In the lines below, output everything from the first line through the line containing "-0.012, -0.011, -0.010]" exactly as it is. Pictures are not part of the output.

□ □ □ □ □ □ □

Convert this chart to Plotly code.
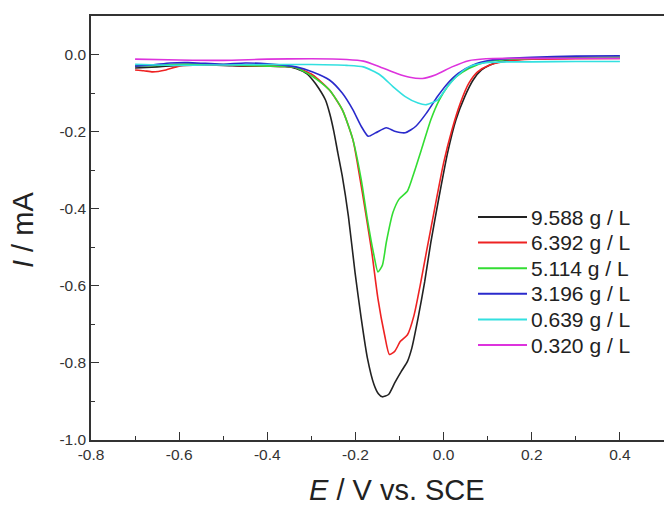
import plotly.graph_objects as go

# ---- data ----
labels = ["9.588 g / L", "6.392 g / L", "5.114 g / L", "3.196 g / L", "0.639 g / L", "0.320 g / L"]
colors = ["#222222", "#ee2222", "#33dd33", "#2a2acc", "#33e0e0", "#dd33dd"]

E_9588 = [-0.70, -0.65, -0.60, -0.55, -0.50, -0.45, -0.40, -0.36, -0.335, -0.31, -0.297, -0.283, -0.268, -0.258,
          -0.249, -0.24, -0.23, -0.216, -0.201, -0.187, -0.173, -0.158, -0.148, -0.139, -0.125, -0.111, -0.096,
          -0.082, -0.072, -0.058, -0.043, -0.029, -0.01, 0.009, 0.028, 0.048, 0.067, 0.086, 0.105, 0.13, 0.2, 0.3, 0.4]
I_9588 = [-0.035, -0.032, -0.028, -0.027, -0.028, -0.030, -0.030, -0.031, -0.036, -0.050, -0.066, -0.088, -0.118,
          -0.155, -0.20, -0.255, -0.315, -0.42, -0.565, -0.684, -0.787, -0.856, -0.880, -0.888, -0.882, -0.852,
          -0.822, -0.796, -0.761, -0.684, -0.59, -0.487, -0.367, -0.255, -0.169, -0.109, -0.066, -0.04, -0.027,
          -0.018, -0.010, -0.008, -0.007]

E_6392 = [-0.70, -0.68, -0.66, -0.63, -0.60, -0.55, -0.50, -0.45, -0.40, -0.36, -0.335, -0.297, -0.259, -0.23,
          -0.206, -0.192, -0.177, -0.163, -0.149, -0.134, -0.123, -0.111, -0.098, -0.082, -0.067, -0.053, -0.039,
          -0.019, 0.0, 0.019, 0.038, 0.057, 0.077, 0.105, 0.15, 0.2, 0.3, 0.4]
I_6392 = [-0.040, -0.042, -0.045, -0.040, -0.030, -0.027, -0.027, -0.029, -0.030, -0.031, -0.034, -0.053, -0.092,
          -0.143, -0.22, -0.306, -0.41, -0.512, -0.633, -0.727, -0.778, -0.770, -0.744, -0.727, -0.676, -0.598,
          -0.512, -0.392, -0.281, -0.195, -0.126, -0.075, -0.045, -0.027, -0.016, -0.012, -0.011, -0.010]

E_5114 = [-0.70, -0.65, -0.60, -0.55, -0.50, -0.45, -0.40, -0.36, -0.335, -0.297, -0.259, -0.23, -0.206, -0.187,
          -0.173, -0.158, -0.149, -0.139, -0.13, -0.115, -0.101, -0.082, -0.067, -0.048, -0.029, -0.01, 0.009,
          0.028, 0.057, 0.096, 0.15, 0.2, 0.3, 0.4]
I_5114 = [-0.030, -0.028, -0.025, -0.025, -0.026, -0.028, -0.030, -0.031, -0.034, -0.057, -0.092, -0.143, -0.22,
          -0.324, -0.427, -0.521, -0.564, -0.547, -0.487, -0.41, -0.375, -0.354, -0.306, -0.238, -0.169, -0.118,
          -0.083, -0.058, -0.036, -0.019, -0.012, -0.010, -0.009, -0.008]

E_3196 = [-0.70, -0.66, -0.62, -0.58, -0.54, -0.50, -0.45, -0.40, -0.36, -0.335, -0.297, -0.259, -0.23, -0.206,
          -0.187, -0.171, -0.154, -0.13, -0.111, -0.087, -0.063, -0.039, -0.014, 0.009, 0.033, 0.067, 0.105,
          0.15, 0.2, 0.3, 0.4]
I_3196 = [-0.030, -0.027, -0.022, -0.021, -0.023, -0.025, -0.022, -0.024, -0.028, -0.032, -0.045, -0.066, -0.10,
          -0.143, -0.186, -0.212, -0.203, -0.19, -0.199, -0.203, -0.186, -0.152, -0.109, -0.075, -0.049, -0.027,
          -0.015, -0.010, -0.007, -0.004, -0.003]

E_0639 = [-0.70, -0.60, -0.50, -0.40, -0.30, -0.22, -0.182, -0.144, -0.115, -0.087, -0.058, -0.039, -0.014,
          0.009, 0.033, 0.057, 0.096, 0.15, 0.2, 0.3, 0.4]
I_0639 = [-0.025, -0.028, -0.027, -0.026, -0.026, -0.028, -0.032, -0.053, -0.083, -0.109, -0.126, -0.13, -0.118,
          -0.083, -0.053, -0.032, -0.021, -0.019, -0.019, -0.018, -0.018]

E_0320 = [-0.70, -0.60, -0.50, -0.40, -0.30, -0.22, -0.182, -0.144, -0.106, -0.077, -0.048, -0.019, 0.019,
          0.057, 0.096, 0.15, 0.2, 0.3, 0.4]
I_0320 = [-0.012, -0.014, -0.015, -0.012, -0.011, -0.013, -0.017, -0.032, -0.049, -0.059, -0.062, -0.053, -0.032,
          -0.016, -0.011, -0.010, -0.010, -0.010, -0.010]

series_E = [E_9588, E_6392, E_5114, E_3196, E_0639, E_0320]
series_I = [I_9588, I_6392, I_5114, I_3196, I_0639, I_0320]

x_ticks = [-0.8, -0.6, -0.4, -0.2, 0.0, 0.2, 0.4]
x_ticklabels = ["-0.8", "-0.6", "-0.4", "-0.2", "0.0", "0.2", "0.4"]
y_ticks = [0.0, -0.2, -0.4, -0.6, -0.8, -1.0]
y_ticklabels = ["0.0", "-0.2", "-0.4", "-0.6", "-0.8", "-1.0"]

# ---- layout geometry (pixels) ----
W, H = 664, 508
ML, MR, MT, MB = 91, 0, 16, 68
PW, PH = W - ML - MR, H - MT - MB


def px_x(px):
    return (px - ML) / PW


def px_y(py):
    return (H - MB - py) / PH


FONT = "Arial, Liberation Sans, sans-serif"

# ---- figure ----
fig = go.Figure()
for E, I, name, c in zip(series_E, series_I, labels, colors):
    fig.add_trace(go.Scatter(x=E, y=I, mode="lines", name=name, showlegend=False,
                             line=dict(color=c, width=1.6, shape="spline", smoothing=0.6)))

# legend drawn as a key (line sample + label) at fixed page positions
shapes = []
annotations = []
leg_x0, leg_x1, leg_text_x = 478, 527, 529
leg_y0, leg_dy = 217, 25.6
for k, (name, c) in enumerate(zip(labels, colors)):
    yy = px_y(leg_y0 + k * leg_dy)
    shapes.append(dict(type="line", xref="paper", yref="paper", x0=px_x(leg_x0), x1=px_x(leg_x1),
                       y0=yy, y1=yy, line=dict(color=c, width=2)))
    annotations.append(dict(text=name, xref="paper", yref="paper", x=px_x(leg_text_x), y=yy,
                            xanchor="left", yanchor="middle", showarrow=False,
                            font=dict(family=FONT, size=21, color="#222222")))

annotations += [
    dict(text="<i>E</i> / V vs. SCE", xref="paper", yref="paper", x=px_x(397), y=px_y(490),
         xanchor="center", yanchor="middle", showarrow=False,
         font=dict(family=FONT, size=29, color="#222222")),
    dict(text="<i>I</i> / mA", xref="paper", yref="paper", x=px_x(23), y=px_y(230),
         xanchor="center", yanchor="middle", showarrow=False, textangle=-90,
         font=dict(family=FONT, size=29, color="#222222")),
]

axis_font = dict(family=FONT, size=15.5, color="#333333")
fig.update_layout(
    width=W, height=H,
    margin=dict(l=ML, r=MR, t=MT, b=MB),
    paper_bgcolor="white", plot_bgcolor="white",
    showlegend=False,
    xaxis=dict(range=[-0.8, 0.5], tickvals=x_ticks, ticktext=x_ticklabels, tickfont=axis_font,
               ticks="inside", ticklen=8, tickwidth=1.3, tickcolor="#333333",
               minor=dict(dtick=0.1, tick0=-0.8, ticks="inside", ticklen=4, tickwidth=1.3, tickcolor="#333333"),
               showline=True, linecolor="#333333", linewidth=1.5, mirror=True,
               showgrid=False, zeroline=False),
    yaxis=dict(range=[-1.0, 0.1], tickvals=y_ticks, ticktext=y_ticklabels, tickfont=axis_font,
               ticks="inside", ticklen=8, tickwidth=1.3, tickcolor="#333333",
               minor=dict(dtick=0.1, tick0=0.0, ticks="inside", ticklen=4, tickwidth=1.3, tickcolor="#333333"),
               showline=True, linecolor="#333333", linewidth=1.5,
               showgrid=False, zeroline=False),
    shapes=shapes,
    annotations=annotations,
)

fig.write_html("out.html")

□ □ □ □ □ □ □

**Answer to the exercise:**
Convert this chart to Plotly code.
import plotly.graph_objects as go

# ---- data ----
labels = ["9.588 g / L", "6.392 g / L", "5.114 g / L", "3.196 g / L", "0.639 g / L", "0.320 g / L"]
colors = ["#222222", "#ee2222", "#33dd33", "#2a2acc", "#33e0e0", "#dd33dd"]

E_9588 = [-0.70, -0.65, -0.60, -0.55, -0.50, -0.45, -0.40, -0.36, -0.335, -0.31, -0.297, -0.283, -0.268, -0.258,
          -0.249, -0.24, -0.23, -0.216, -0.201, -0.187, -0.173, -0.158, -0.148, -0.139, -0.125, -0.111, -0.096,
          -0.082, -0.072, -0.058, -0.043, -0.029, -0.01, 0.009, 0.028, 0.048, 0.067, 0.086, 0.105, 0.13, 0.2, 0.3, 0.4]
I_9588 = [-0.035, -0.032, -0.028, -0.027, -0.028, -0.030, -0.030, -0.031, -0.036, -0.050, -0.066, -0.088, -0.118,
          -0.155, -0.20, -0.255, -0.315, -0.42, -0.565, -0.684, -0.787, -0.856, -0.880, -0.888, -0.882, -0.852,
          -0.822, -0.796, -0.761, -0.684, -0.59, -0.487, -0.367, -0.255, -0.169, -0.109, -0.066, -0.04, -0.027,
          -0.018, -0.010, -0.008, -0.007]

E_6392 = [-0.70, -0.68, -0.66, -0.63, -0.60, -0.55, -0.50, -0.45, -0.40, -0.36, -0.335, -0.297, -0.259, -0.23,
          -0.206, -0.192, -0.177, -0.163, -0.149, -0.134, -0.123, -0.111, -0.098, -0.082, -0.067, -0.053, -0.039,
          -0.019, 0.0, 0.019, 0.038, 0.057, 0.077, 0.105, 0.15, 0.2, 0.3, 0.4]
I_6392 = [-0.040, -0.042, -0.045, -0.040, -0.030, -0.027, -0.027, -0.029, -0.030, -0.031, -0.034, -0.053, -0.092,
          -0.143, -0.22, -0.306, -0.41, -0.512, -0.633, -0.727, -0.778, -0.770, -0.744, -0.727, -0.676, -0.598,
          -0.512, -0.392, -0.281, -0.195, -0.126, -0.075, -0.045, -0.027, -0.016, -0.012, -0.011, -0.010]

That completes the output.